While CEOs enjoy record-setting pay raises and bonuses, working-class Hoosiers are facing massive increases in utility costs. In 2025, every major utility company hiked their rates, many of them with record increases of 20-27%. NIPSCO, which supplies northwest Indiana’s energy, hiked residential utility bills from $184 to $233 per month for 1000 kWh of power. All the while the Indiana minimum wage remains at the poverty wage of $7.25.
Are they hiking rates so they can pay their workers more? Of course not. In fact, NIPSCO has locked 1600 union workers out of work over daring to demand a pay increase above the inflation rate and to eliminate mandatory 16 hour shifts. The current contract offer from NIPSCO includes a 4% pay increase per year for the next 3 years. That 4% increase won’t even keep up with the rate of rent increases. Rents have increased on average 5% every year for the last decade in Indiana.
NIPSCO workers are organized with the United Steelworkers union. NIPSCO is bringing in temp workers from out of state alongside non-union workers, to protect their profits and pressure the union into accepting this rotten contract.
United Steelworkers members have also been locked out at the nearby BP Oil Whiting refinery. Both of these lockouts are in an area of Indiana represented in Congress by Democrat Frank Mrvan.
Mrvan sent a performative public letter to the BP CEO urging him to end the Whiting refinery lockout, and he showed up for a photo op with NIPSCO workers. The reality is that Frank Mrvan has taken money from both BP Oil and NIPSCO. He has never represented workers. He doesn’t call for public ownership of Indiana’s utilities. In 2022, he voted to break the railroad workers’ strike.
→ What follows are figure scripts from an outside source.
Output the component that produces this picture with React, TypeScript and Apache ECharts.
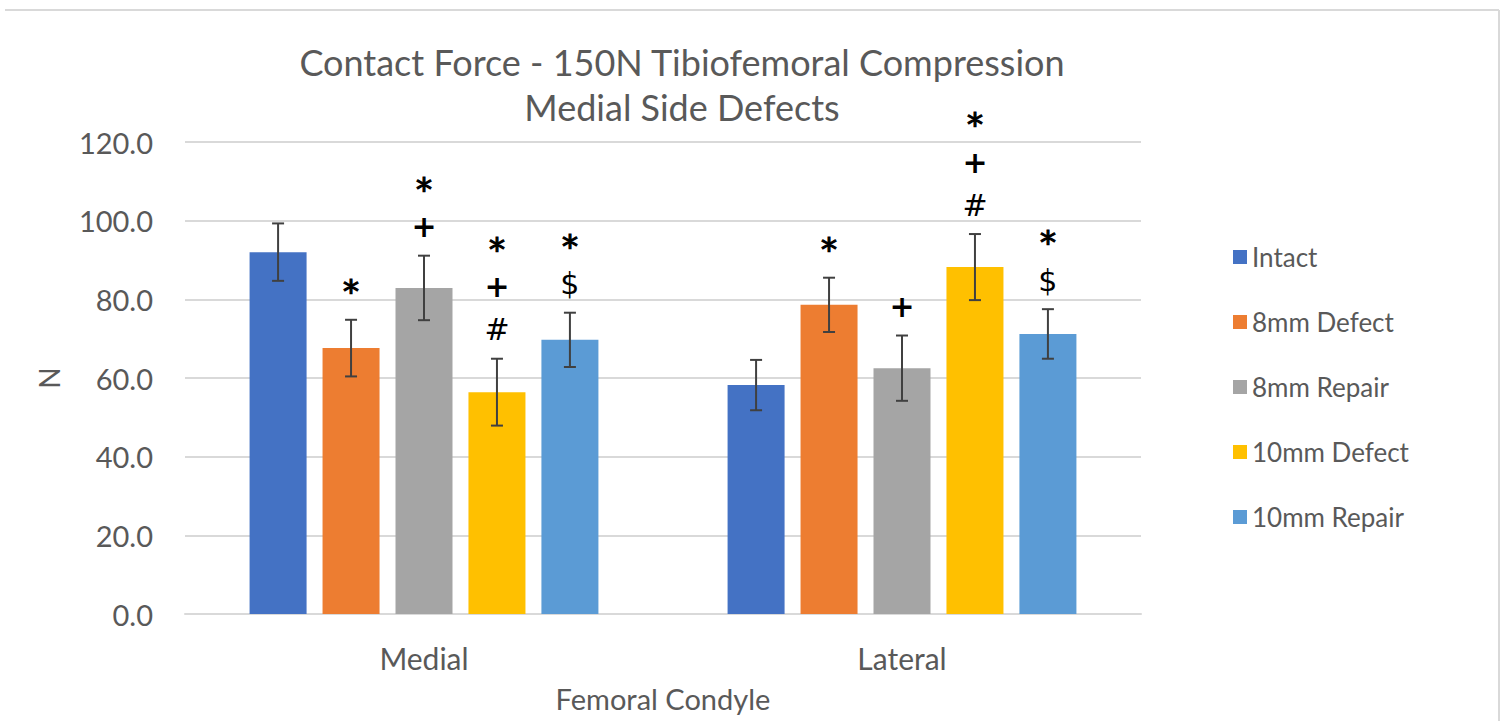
import React, { useEffect, useRef } from "react";
import * as echarts from "echarts";

const categories = ["Medial", "Lateral"];
const seriesNames = ["Intact", "8mm Defect", "8mm Repair", "10mm Defect", "10mm Repair"];
const colors = ["#4472C4", "#ED7D31", "#A5A5A5", "#FFC000", "#5B9BD5"];
const intact = [92.0, 58.2];
const defect8 = [67.6, 78.6];
const repair8 = [82.9, 62.5];
const defect10 = [56.4, 88.2];
const repair10 = [69.7, 71.2];
const intactErr = [7.3, 6.4];
const defect8Err = [7.2, 6.9];
const repair8Err = [8.2, 8.3];
const defect10Err = [8.5, 8.4];
const repair10Err = [6.9, 6.3];
const intactMarks = ["", ""];
const defect8Marks = ["*", "*"];
const repair8Marks = ["*\n+", "+"];
const defect10Marks = ["*\n+\n#", "*\n+\n#"];
const repair10Marks = ["*\n$", "*\n$"];
const yTicks = [0, 20, 40, 60, 80, 100, 120];

const values = [intact, defect8, repair8, defect10, repair10];
const errs = [intactErr, defect8Err, repair8Err, defect10Err, repair10Err];
const marks = [intactMarks, defect8Marks, repair8Marks, defect10Marks, repair10Marks];

const BAR_W = 57;
const GAP_PCT = 0.28;
const FONT = "Lato, 'Open Sans', sans-serif";
const MARK_FONT = "'DejaVu Sans', sans-serif";

export default function App() {
  const ref = useRef<HTMLDivElement>(null);
  useEffect(() => {
    if (!ref.current) return;
    const chart = echarts.init(ref.current, undefined, { renderer: "svg" });
    const step = BAR_W * (1 + GAP_PCT);
    const bars = seriesNames.map((name, i) => ({
      name,
      type: "bar",
      data: values[i],
      barWidth: BAR_W,
      barGap: GAP_PCT * 100 + "%",
      itemStyle: { color: colors[i] },
      z: 2,
    }));
    const errSeries = seriesNames.map((name, i) => ({
      name: "err_" + name,
      type: "custom",
      z: 5,
      data: categories.map((c, k) => [k, values[i][k] - errs[i][k], values[i][k] + errs[i][k]]),
      encode: { x: 0, y: [1, 2] },
      renderItem: (params: any, api: any) => {
        const k = api.value(0);
        const lo = api.coord([k, api.value(1)]);
        const hi = api.coord([k, api.value(2)]);
        const x = lo[0] + (i - 2) * step;
        const cap = 6;
        const st = { stroke: "#404040", lineWidth: 2 };
        const children: any[] = [
          { type: "line", shape: { x1: x, y1: lo[1], x2: x, y2: hi[1] }, style: st },
          { type: "line", shape: { x1: x - cap, y1: lo[1], x2: x + cap, y2: lo[1] }, style: st },
          { type: "line", shape: { x1: x - cap, y1: hi[1], x2: x + cap, y2: hi[1] }, style: st },
        ];
        const syms = marks[i][k] ? marks[i][k].split("\n") : [];
        let cy = hi[1] - 29;
        for (let j = syms.length - 1; j >= 0; j--) {
          const s = syms[j];
          const isStar = s === "*";
          children.push({
            type: "text",
            style: {
              text: s,
              x,
              y: cy,
              align: "center",
              verticalAlign: "middle",
              fontFamily: MARK_FONT,
              fontSize: isStar ? 32 : 30,
              fontWeight: s === "+" ? "bold" : "normal",
              fill: "#000000",
              stroke: isStar ? "#000000" : undefined,
              lineWidth: isStar ? 1.2 : 0,
            },
          });
          if (j > 0) cy -= syms[j - 1] === "*" ? 38 : 43;
        }
        return { type: "group", children };
      },
    }));
    chart.setOption({
      animation: false,
      backgroundColor: "#ffffff",
      grid: { left: 185, right: 366, top: 142, bottom: 107, outerBoundsMode: "none", containLabel: false },
      legend: {
        data: seriesNames,
        orient: "vertical",
        left: 1228,
        top: 239,
        itemWidth: 14,
        itemHeight: 14,
        itemGap: 39,
        icon: "rect",
        textStyle: { fontSize: 26, color: "#595959", fontFamily: FONT, lineHeight: 26 },
      },
      xAxis: {
        type: "category",
        data: categories,
        name: "Femoral Condyle",
        nameLocation: "middle",
        nameGap: 70,
        nameTextStyle: { fontSize: 29, color: "#595959", fontFamily: FONT },
        axisLine: { lineStyle: { color: "#d9d9d9", width: 2 } },
        axisTick: { show: false },
        axisLabel: { fontSize: 30, color: "#595959", fontFamily: FONT, margin: 29 },
      },
      yAxis: {
        type: "value",
        min: 0,
        max: 120,
        interval: 20,
        name: "N",
        nameLocation: "middle",
        nameGap: 122,
        nameRotate: 90,
        nameTextStyle: { fontSize: 28, color: "#595959", fontFamily: FONT },
        axisLine: { show: false },
        axisTick: { show: false },
        splitLine: { lineStyle: { color: "#d9d9d9", width: 2 } },
        axisLabel: {
          fontSize: 29,
          color: "#595959",
          fontFamily: FONT,
          margin: 32,
          customValues: yTicks,
          formatter: (v: number) => v.toFixed(1),
        },
      },
      graphic: [
        {
          type: "text",
          x: 682,
          y: 84,
          style: {
            text: "Contact Force - 150N Tibiofemoral Compression\nMedial Side Defects",
            align: "center",
            verticalAlign: "middle",
            fontSize: 36,
            lineHeight: 45,
            fontFamily: FONT,
            fill: "#595959",
          },
        },
        { type: "line", shape: { x1: 5, y1: 10, x2: 1499, y2: 10 }, style: { stroke: "#d9d9d9", lineWidth: 2 } },
        { type: "line", shape: { x1: 1499, y1: 10, x2: 1499, y2: 721 }, style: { stroke: "#d9d9d9", lineWidth: 2 } },
      ],
      series: [...bars, ...errSeries],
    });
    return () => chart.dispose();
  }, []);
  return (
    <div
      ref={ref}
      style={{ position: "fixed", left: 0, top: 0, width: 1507, height: 721 }}
    />
  );
}
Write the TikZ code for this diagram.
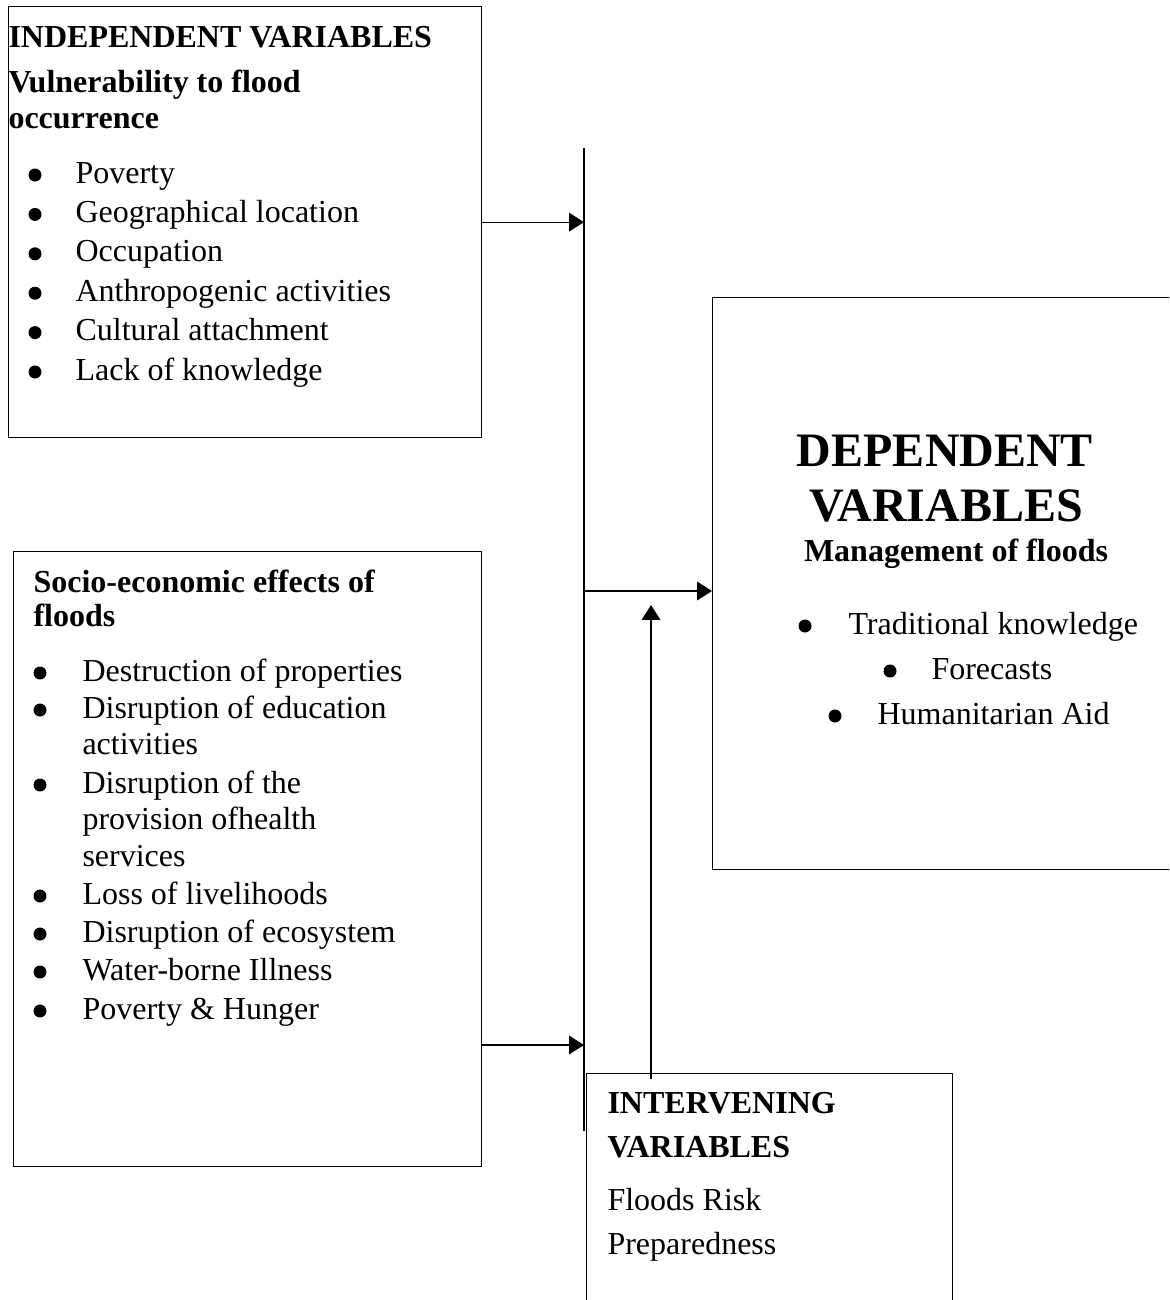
\documentclass[tikz,border=0pt]{standalone}
\usepackage{fontspec}
\setmainfont{Liberation Serif}
\usetikzlibrary{arrows.meta}
\newdimen\pxu \pxu=0.375pt

\begin{document}
\begin{tikzpicture}[
    x=0.375pt, y=-0.375pt,
    box/.style={draw, line width=0.5pt, anchor=north west, inner sep=0pt},
    important line/.style={line width=0.5pt},
    pile/.style={line width=0.5pt, -{Triangle[length=5.6pt, width=7pt]}},
    item text/.style={anchor=base west, inner sep=0pt, font=\fontsize{12}{14}\selectfont},
    head text/.style={item text, font=\fontsize{12}{14}\selectfont\bfseries},
    dot/.style={circle, fill, inner sep=0pt, minimum size=13\pxu, yshift=8\pxu}
    ]
    \clip (0,0) rectangle (1169,1300);
    % boxes
    \node[box, minimum width=473\pxu, minimum height=431\pxu] (indep) at (8,6) {};
    \node[box, minimum width=468\pxu, minimum height=615\pxu] (socio) at (13,551) {};
    \node[box, minimum width=500\pxu, minimum height=572\pxu] (dep) at (712,297) {};
    \node[box, minimum width=366\pxu, minimum height=260\pxu] (interv) at (586,1073) {};
    % independent variables
    \node[head text] (indephead) at (8,47) {INDEPENDENT VARIABLES};
    \node[head text] (vulnhead) at (8,92) {Vulnerability to flood};
    \node[head text] (vulnhead2) at (8,128) {occurrence};
    \foreach \t [count=\i] in {Poverty, Geographical location, Occupation,
        Anthropogenic activities, Cultural attachment, Lack of knowledge} {
        \node[dot] (ivb\i) at (35,{183+39.4*(\i-1)}) {};
        \node[item text] (iv\i) at (75,{183+39.4*(\i-1)}) {\t};
    }
    % socio-economic effects
    \node[head text] (sochead) at (33,592) {Socio-economic effects of};
    \node[head text] (sochead2) at (33,626) {floods};
    \foreach \y/\t [count=\i] in {681/Destruction of properties,
        718/Disruption of education, 754/activities, 793/Disruption of the,
        829/provision ofhealth, 866/services, 904/Loss of livelihoods,
        942/Disruption of ecosystem, 980/Water-borne Illness,
        1019/Poverty \& Hunger}
        \node[item text] (se\i) at (82,\y) {\t};
    \foreach \y [count=\i] in {681,718,793,904,942,980,1019}
        \node[dot] (seb\i) at (40,\y) {};
    % dependent variables
    \node[anchor=base, inner sep=0pt, font=\fontsize{18}{20}\selectfont\bfseries]
        (dephead) at (945,466) {DEPENDENT};
    \node[anchor=base, inner sep=0pt, font=\fontsize{18}{20}\selectfont\bfseries]
        (dephead2) at (946,521) {VARIABLES};
    \node[anchor=base, inner sep=0pt, font=\fontsize{12}{14}\selectfont\bfseries]
        (mgmt) at (956,561) {Management of floods};
    \node[dot] (dvb1) at (805,634) {};
    \node[item text] (dv1) at (848,634) {Traditional knowledge};
    \node[dot] (dvb2) at (890,679) {};
    \node[item text] (dv2) at (931,679) {Forecasts};
    \node[dot] (dvb3) at (835,724) {};
    \node[item text] (dv3) at (877,724) {Humanitarian Aid};
    % intervening variables
    \node[head text] (inthead) at (607,1113) {INTERVENING};
    \node[head text] (inthead2) at (607,1157) {VARIABLES};
    \node[item text] (int1) at (607,1210) {Floods Risk};
    \node[item text] (int2) at (607,1254) {Preparedness};
    % connectors
    \coordinate (spinetop) at (584,148);
    \coordinate (spinebot) at (584,1131);
    \coordinate (midtap) at (584,591);
    \coordinate (lowtap) at (584,1045);
    \coordinate (upfoot) at (651,1079);
    \coordinate (uptip) at (651,605);
    \draw[important line] (spinetop) -- (spinebot);
    \draw[pile] (indep.east) -- (indep.east -| spinetop);
    \draw[pile] (socio.east |- lowtap) -- (lowtap);
    \draw[pile] (midtap) -- (dep.west |- midtap);
    \draw[pile] (upfoot) -- (uptip);
\end{tikzpicture}
\end{document}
What’s worse, the United Steelworkers leadership has also donated money to Frank Mrvan. The leadership of every major union in the US takes millions of dollars from workers and forks it over to Democrats like Frank Mrvan, who always sell workers out.
Union leaders make cozy six-figure salaries on their members’ dues and build a career out of trying to keep peace between bosses and workers. But the bosses are constantly at war against working people, and the union leadership is preventing workers from waging war back.
NIPSCO and BP aren’t afraid of Frank Mrvan or the Democratic Party. What would scare them is if workers locked out at both of these companies, as well as workers from other unions like UAW and IBEW who have joined in solidarity on the picket line, launched a campaign to cut utility bills by 50 percent and take these companies into public ownership.
What will be even more frightening to them is for that movement to link up with the fight to build the Socialist Party of Indiana and break the labor movement away from both parties of the bosses.